Error What It Causes Correction
Sensor on exterior wall Reads 2–5°C below actual room temperature Relocate to interior partition wall
Sensor above baseboard heater Reads 3–8°C above actual room temperature Move to a position not in the convection plume
Sensor in direct sunlight Reads 5–15°C above actual when sun hits Reposition away from window line, or install a radiation shield
Sensor near frequently opened door Rapid swings in reading, especially in winter Move at least 2 metres from door frame
Sensor too close to ceiling (cathedral) Overestimates room temperature due to stratification Lower to 1.2–1.5 m height

Wireless Sensor Considerations

Wireless temperature sensors — used in multi-zone monitoring systems and weather station setups — introduce a placement consideration that wired sensors do not: signal quality. In older Canadian homes with thick plaster and lath walls, reinforced concrete construction, or metal-frame partitions, wireless range can drop significantly. Before settling on a sensor location based purely on thermal criteria, verify that signal strength is adequate in that spot. Most wireless base stations display a signal indicator; a reading below 50% in the chosen location can lead to missed data points or erratic readings.

Battery-operated wireless sensors are also affected by cold. In unheated garages or crawl spaces, batteries can lose capacity quickly. At -10°C, most alkaline batteries operate at roughly 50–70% of their rated capacity. This does not affect the accuracy of the temperature reading directly, but low battery voltage can trigger erratic readings in some sensor designs before the low-battery indicator activates. Check battery levels at the start of each heating season.

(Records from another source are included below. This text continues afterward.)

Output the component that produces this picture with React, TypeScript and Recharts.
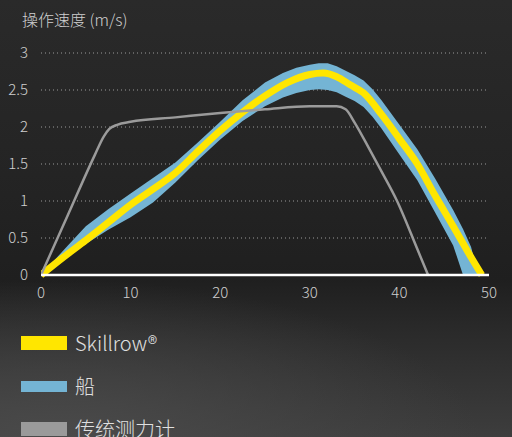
import React from 'react';
import { ComposedChart, Area, Line, XAxis, YAxis, CartesianGrid } from 'recharts';

// Skillrow® curve
const SKILL_X = [0, 2.5, 5, 7.5, 10, 12.5, 15, 17.5, 20, 22.5, 25, 27.5, 30, 31.5, 33, 34.5, 36, 38, 40, 42, 44, 46, 48, 49.2];
const SKILL_Y = [0, 0.24, 0.47, 0.71, 0.95, 1.16, 1.38, 1.67, 1.95, 2.2, 2.42, 2.6, 2.71, 2.73, 2.68, 2.57, 2.46, 2.17, 1.84, 1.5, 1.07, 0.66, 0.24, 0];

// 船 band (low / high)
const BOAT_X = [0, 1.5, 3, 5, 7.5, 10, 12.5, 15, 17.5, 20, 22.5, 25, 27, 28.5, 30, 31, 32, 33, 34, 35, 36, 37, 38, 40, 42, 44, 46, 47.1, 48, 48.8];
const BOAT_LOW = [0, 0.12, 0.25, 0.42, 0.61, 0.78, 0.98, 1.25, 1.55, 1.83, 2.08, 2.28, 2.4, 2.46, 2.5, 2.51, 2.5, 2.47, 2.41, 2.35, 2.27, 2.14, 1.98, 1.63, 1.28, 0.84, 0.4, 0, 0, 0];
const BOAT_HIGH = [0, 0.2, 0.4, 0.66, 0.89, 1.1, 1.31, 1.52, 1.79, 2.07, 2.36, 2.6, 2.73, 2.8, 2.84, 2.86, 2.86, 2.82, 2.76, 2.7, 2.63, 2.51, 2.36, 2.03, 1.7, 1.3, 0.88, 0.62, 0.38, 0];

// 传统测力计
const ERG_X = [0, 3, 6, 7, 7.6, 8.5, 10, 15, 20, 25, 30, 33, 34, 35, 36.7, 38, 39.7, 42, 43.2];
const ERG_Y = [0, 0.81, 1.62, 1.87, 1.97, 2.03, 2.07, 2.13, 2.19, 2.24, 2.28, 2.28, 2.24, 2.06, 1.69, 1.4, 1.01, 0.35, 0];

const X_TICKS = [0, 10, 20, 30, 40, 50];
const Y_TICKS = [0, 0.5, 1, 1.5, 2, 2.5, 3];

const LEGEND = [
  { label: 'Skillrow®', color: '#ffe600', h: 14 },
  { label: '船', color: '#74b4d4', h: 11 },
  { label: '传统测力计', color: '#9a9a9a', h: 14 },
];

const skillData = SKILL_X.map((x, i) => ({ x, y: SKILL_Y[i] }));
const boatData = BOAT_X.map((x, i) => ({ x, band: [BOAT_LOW[i], BOAT_HIGH[i]] }));
const ergData = ERG_X.map((x, i) => ({ x, y: ERG_Y[i] }));

const FONT = '"Noto Sans CJK SC", "Noto Sans", sans-serif';
const tickStyle = { fontSize: 15, fill: '#cfcfcf', fontFamily: FONT, fontWeight: 300 };

const fmtY = (v: number) => String(v);

export default function App() {
  return (
    <div
      style={{
        position: 'fixed', left: 0, top: 0, width: 512, height: 437, overflow: 'hidden',
        background: 'radial-gradient(ellipse 420px 160px at 60px 440px, #4a4a4a 0%, rgba(74,74,74,0) 100%), linear-gradient(180deg, #2a2a2a 0%, #242424 40%, #1f1f1f 64%, #2c2c2c 78%, #3d3d3d 100%)',
        fontFamily: FONT,
      }}
    >
      <div style={{ position: 'absolute', left: 22, top: 7, fontSize: 16, color: '#d0d0d0', fontWeight: 300 }}>
        操作速度 (m/s)
      </div>
      <div style={{ position: 'absolute', left: 0, top: 0 }}>
        <ComposedChart width={512} height={310} margin={{ top: 53, right: 23, bottom: 0, left: 0 }}>
          <CartesianGrid horizontal vertical={false} stroke="#9a9a9a" strokeDasharray="1 3" />
          <XAxis
            type="number" dataKey="x" domain={[0, 50]} ticks={X_TICKS} allowDataOverflow
            axisLine={{ stroke: '#ffffff', strokeWidth: 2.5 }} tickLine={false} tickSize={0} tickMargin={12}
            tick={tickStyle} height={35}
          />
          <YAxis
            type="number" domain={[0, 3]} ticks={Y_TICKS} width={41}
            axisLine={false} tickLine={false} tickSize={0} tickMargin={13}
            tick={tickStyle} tickFormatter={fmtY}
          />
          <Area
            data={boatData} dataKey="band" type="linear" stroke="none" fill="#74b4d4" fillOpacity={1}
            isAnimationActive={false}
          />
          <Line
            data={skillData} dataKey="y" type="monotone" stroke="#ffe600" strokeWidth={7} dot={false}
            isAnimationActive={false}
          />
          <Line
            data={ergData} dataKey="y" type="monotone" stroke="#9b9b9b" strokeWidth={2.5} dot={false}
            isAnimationActive={false}
          />
        </ComposedChart>
      </div>
      {LEGEND.map((l, i) => (
        <div key={l.label} style={{ position: 'absolute', left: 21, top: 333 + i * 43, height: 20, display: 'flex', alignItems: 'center' }}>
          <div style={{ width: 46, height: l.h, background: l.color }} />
          <span style={{ marginLeft: 8, fontSize: 20, color: '#e0e0e0', fontWeight: 300, lineHeight: '20px' }}>{l.label}</span>
        </div>
      ))}
    </div>
  );
}
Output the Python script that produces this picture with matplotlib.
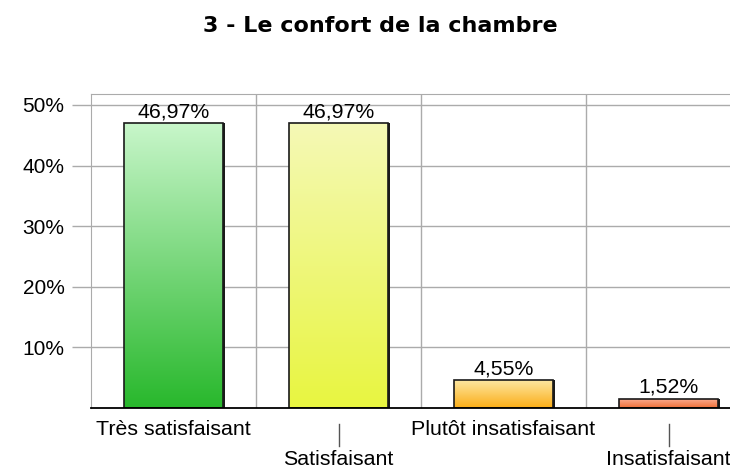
import matplotlib
matplotlib.use("Agg")
import matplotlib.pyplot as plt
import numpy as np
from matplotlib.colors import LinearSegmentedColormap
from matplotlib.patches import Rectangle

# data
categories = ["Très satisfaisant", "Satisfaisant", "Plutôt insatisfaisant", "Insatisfaisant"]
values = [46.97, 46.97, 4.55, 1.52]
value_labels = ["46,97%", "46,97%", "4,55%", "1,52%"]
yticks = [10, 20, 30, 40, 50]
ytick_labels = ["10%", "20%", "30%", "40%", "50%"]
top_colors = ["#c8f6ca", "#f5f9b6", "#fde6a2", "#fbb096"]
bottom_colors = ["#28b82c", "#e8f540", "#fbae16", "#ef6e36"]

plt.rcParams["font.family"] = ["Liberation Sans", "DejaVu Sans"]

fig = plt.figure(figsize=(7.3, 4.68), dpi=100)
ax = fig.add_axes([91 / 730, 1 - 408 / 468, 660 / 730, 314 / 468])

grid_c = "#ababab"
for s in ["left", "top", "right"]:
    ax.spines[s].set_color(grid_c)
ax.spines["bottom"].set_color("black")
ax.spines["bottom"].set_linewidth(1.3)
ax.spines["bottom"].set_zorder(5)

# horizontal grid + long ticks to the left
ax.set_yticks(yticks)
ax.set_yticklabels(ytick_labels, fontsize=15)
ax.tick_params(axis="y", length=14, color=grid_c, pad=5, width=1)
for y in yticks:
    ax.axhline(y, color=grid_c, lw=1, zorder=0)
for i in range(len(categories) - 1):
    ax.axvline(i + 0.5, color=grid_c, lw=1, zorder=0)

# bars with vertical gradient and dark right shadow
width = 0.6
px = 1 / 165.0
for i, v in enumerate(values):
    x0 = i - width / 2
    ax.add_patch(Rectangle((x0 + 2 * px, 0), width, v, facecolor="#1a1a1a",
                           edgecolor="none", zorder=2))
    ax.add_patch(Rectangle((x0, 0), width, v, facecolor="none", edgecolor="#1a1a1a",
                           lw=1.2, zorder=4))
    cmap = LinearSegmentedColormap.from_list("g", [bottom_colors[i], top_colors[i]])
    grad = np.linspace(0, 1, 256).reshape(-1, 1)
    im = ax.imshow(grad, cmap=cmap, origin="lower", aspect="auto",
                   extent=(x0, x0 + width, 0, v), zorder=3)
    im.set_clip_path(Rectangle((x0, 0), width, v, transform=ax.transData))
    ax.text(i, v + 0.3, value_labels[i], ha="center", va="bottom", fontsize=15.3, zorder=6)

ax.set_xlim(-0.5, len(categories) - 0.5)
ax.set_ylim(0, 51.8)

# category labels, staggered
ax.set_xticks([])
for i, c in enumerate(categories):
    if i % 2 == 0:
        ax.annotate(c, xy=(i, 0), xytext=(0, -19.4), textcoords="offset points",
                    ha="center", va="baseline", fontsize=15.4, annotation_clip=False)
    else:
        ax.plot([i, i], [-2.64, -6.27], color="#555555", lw=1, clip_on=False)
        ax.annotate(c, xy=(i, 0), xytext=(0, -41), textcoords="offset points",
                    ha="center", va="baseline", fontsize=15.4, annotation_clip=False)

fig.text(380 / 730, 1 - 32 / 468, "3 - Le confort de la chambre", ha="center",
         va="baseline", fontsize=16, fontweight="bold", family="DejaVu Sans")

fig.savefig("out.png", dpi=100, facecolor="white")
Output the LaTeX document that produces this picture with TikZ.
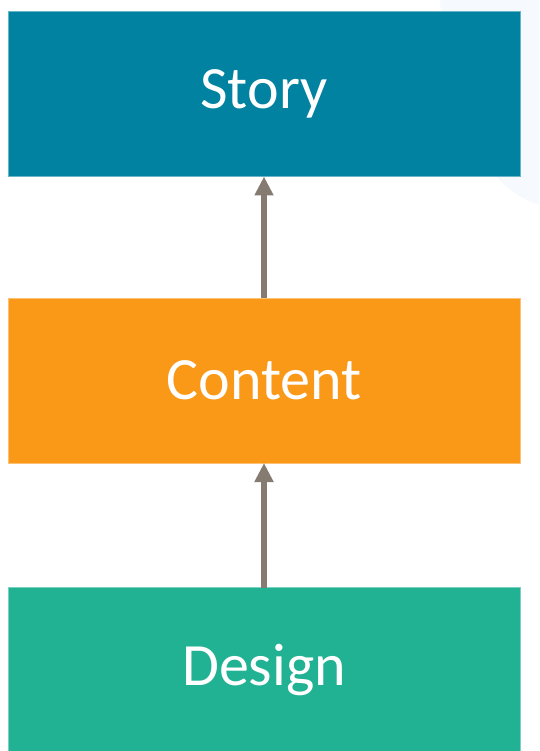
\documentclass[tikz,border=0pt]{standalone}
\usepackage{fontspec}
\setmainfont{Carlito}
\usetikzlibrary{arrows.meta, positioning}
\definecolor{storyblue}{RGB}{0,130,160}
\definecolor{contentorange}{RGB}{250,152,24}
\definecolor{designgreen}{RGB}{33,178,148}
\definecolor{arrowgray}{RGB}{134,123,112}
\definecolor{swoosh}{RGB}{246,249,253}

\begin{document}
\begin{tikzpicture}[x=1pt,y=-1pt,>={Triangle[length=19pt,width=18pt]},
  box/.style={rectangle, minimum width=512pt, minimum height=165pt, inner sep=0pt, outer sep=0pt,
              text=white, font=\fontsize{60}{60}\selectfont, draw=#1!60!white, line width=0.8pt, fill=#1}]

\useasboundingbox (0,0) rectangle (539,751);
\fill[swoosh] (440,0) .. controls (450,140) and (495,190) .. (539,205) -- (539,0) -- cycle;

\node[box=storyblue] (story) at (264,94) {Story};
\node[box=contentorange] (content) at (264,380.5) {Content};
\node[box=designgreen] (design) at (264,670) {Design};

\path[->, arrowgray, line width=5.5pt]
  (content.north) edge (story.south)
  (design.north) edge (content.south);

\end{tikzpicture}
\end{document}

Multi-Floor Monitoring in Canadian Homes

A two-storey Canadian home will typically show a temperature difference of 3–5°C between the main floor and the upper floor during winter heating, with the upper floor being warmer due to heat rising. If you are monitoring multiple floors, placing one sensor per floor at standard breathing height gives you a reasonable picture of the thermal performance of the house. A large differential — greater than 5–6°C between floors in a well-sealed modern home — can indicate a problem with the forced-air distribution system, particularly a zone balancing issue or a closed damper.

For reference on residential temperature monitoring standards, the Canada Mortgage and Housing Corporation (CMHC) publishes resources on indoor environment quality and thermal comfort in its Healthy Housing resources.